In the Room: Table Work

In the Room: Theatrical Observations from Tommy C.

Table Work

I entered the rehearsal room in 201 Granby tentatively, trying not to creak the floor as the actors were orally conjuring their characters. Being too loud in that space, at that moment, would feel as if interrupting magic. So I teetered to a vacant chair on the periphery of the two tables that had become one large rectangle of the artistic process. I could see Jacqueline E. Lawton, playwright of The Hampton Years, waving me over to the table. I sheepishly sat in my self-assigned seat and mouthed, “I’m just going to watch.” So I did. The scene being read continued, and I listened intently, lost in newly discovered cadences and speech patterns. Then an actor asked a question about his character in the scene, thus breaking the enchantment for me and clearing the air for interaction. 

“What are you doing sitting all the way over there?” Jacqueline asked, perplexed at my self-imposed distance. She waved me over again, indicating an open chair. 

“I’m just watching. I don’t want to be too involved.” I’d arrived 15 minutes late so I was punishing myself for that. Also, as an actor myself, I know that outside energy, even if it is from a fellow thespian, can sometimes be jarring for those in rehearsal.

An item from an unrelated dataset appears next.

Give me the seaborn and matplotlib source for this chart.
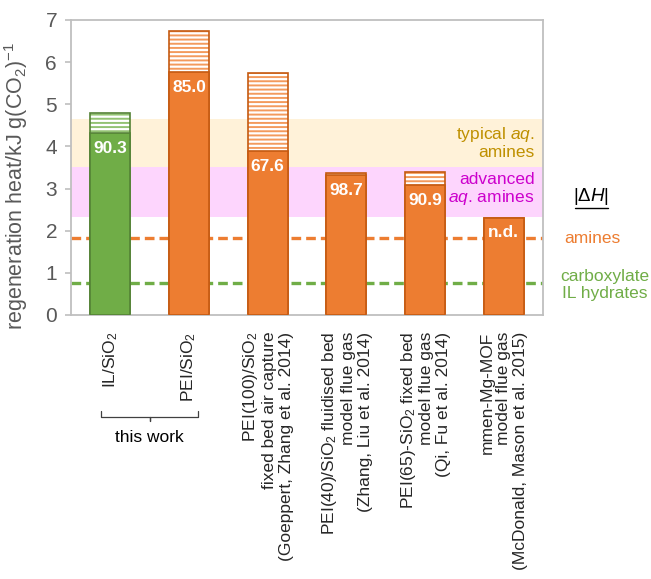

“Come on over here and join us!” It was half-invite-half-command, all gregarious and, overall, loving. The other actors at the table, two of whom I was familiar with from working with them previously, and director, Chris Hanna, joined Jackie in making room for me at the table. With so much generosity, it was only fitting that I accept the seat at the table and be privy to step one of the rehearsal process: Table work. 

The first day at the table means discovery. It is a chance for actors to have a voice in the process allowing them to blueprint their character journeys or arcs. The actors begin investigating character history and purpose in the world of the play. These are known as objectives. What is the purpose of their character at this particular story at this moment in time? What triggers the chain of events that will make audiences want to follow these characters through these imaginary circumstances for the next hour and a half? How will this be staged once the actors feel strongly enough in their character’s motivation? Every person in the room has one job: to tell the story as best as possible. This is always the main goal, and asking those kinds of questions helps the story to be told effectively.

As I sat at the table, I noted how brilliant it was to see a playwright who was in charge of her work and who knew it inside and out. This would aid the actors and director when any confusion arose in the script. It meant that Jackie could handle it. Suddenly words like “maybe” were just as important as “perhaps” and adding them to a character’s line would ultimately change that character’s intention or meaning. A character’s motivation could be justified more clearly with Jackie in the room. But the energy in that room was reciprocal. Everyone sitting around that table wanted to learn. No one was looking to overpower or serve their fragile egos. (That would’ve been a tyrannous situation, and not conducive to creativity.) Instead, I witnessed true collaborative effort: suggestions being volleyed, history being shared, personal accounts being referenced in relation to moments in the play. More importantly, conversations about art began. 

I pleasantly observed a conversation about the artist’s purpose. “An artist can define an experience,” Jacqueline said. A novel of essays can be written about that sentence alone. That same conversation weaved into conversations about whether or not art should reflect a society, or merely be aesthetically pleasing. Who owns art? What types of artists exist in this world? Is Black art political by its mere existence? What is that value of art, and in particular, Black art? These are all questions that arose during a mere table read that would continually be explored in rehearsals and hopefully in the actors’ personal time. 

But it wasn’t lost on anyone in the room that this story, The Hampton Years, is one of local and historical significance. These actors are aware that they are portraying people who lived and breathed and made a difference on this earth. Giving those real people the theatrical treatment encourages audiences to receive new stories about the Black experience that aren’t trite and overdone. It exposes them to a world not too far removed from their own (or extremely similar to their own), and it stimulates the intellect while also remaining surprisingly current. 

There is a lightness to the room, despite the weight of the story being told. It is this energy that remained at the table and that I hoped would translate into the next step of the theatrical process: rehearsal.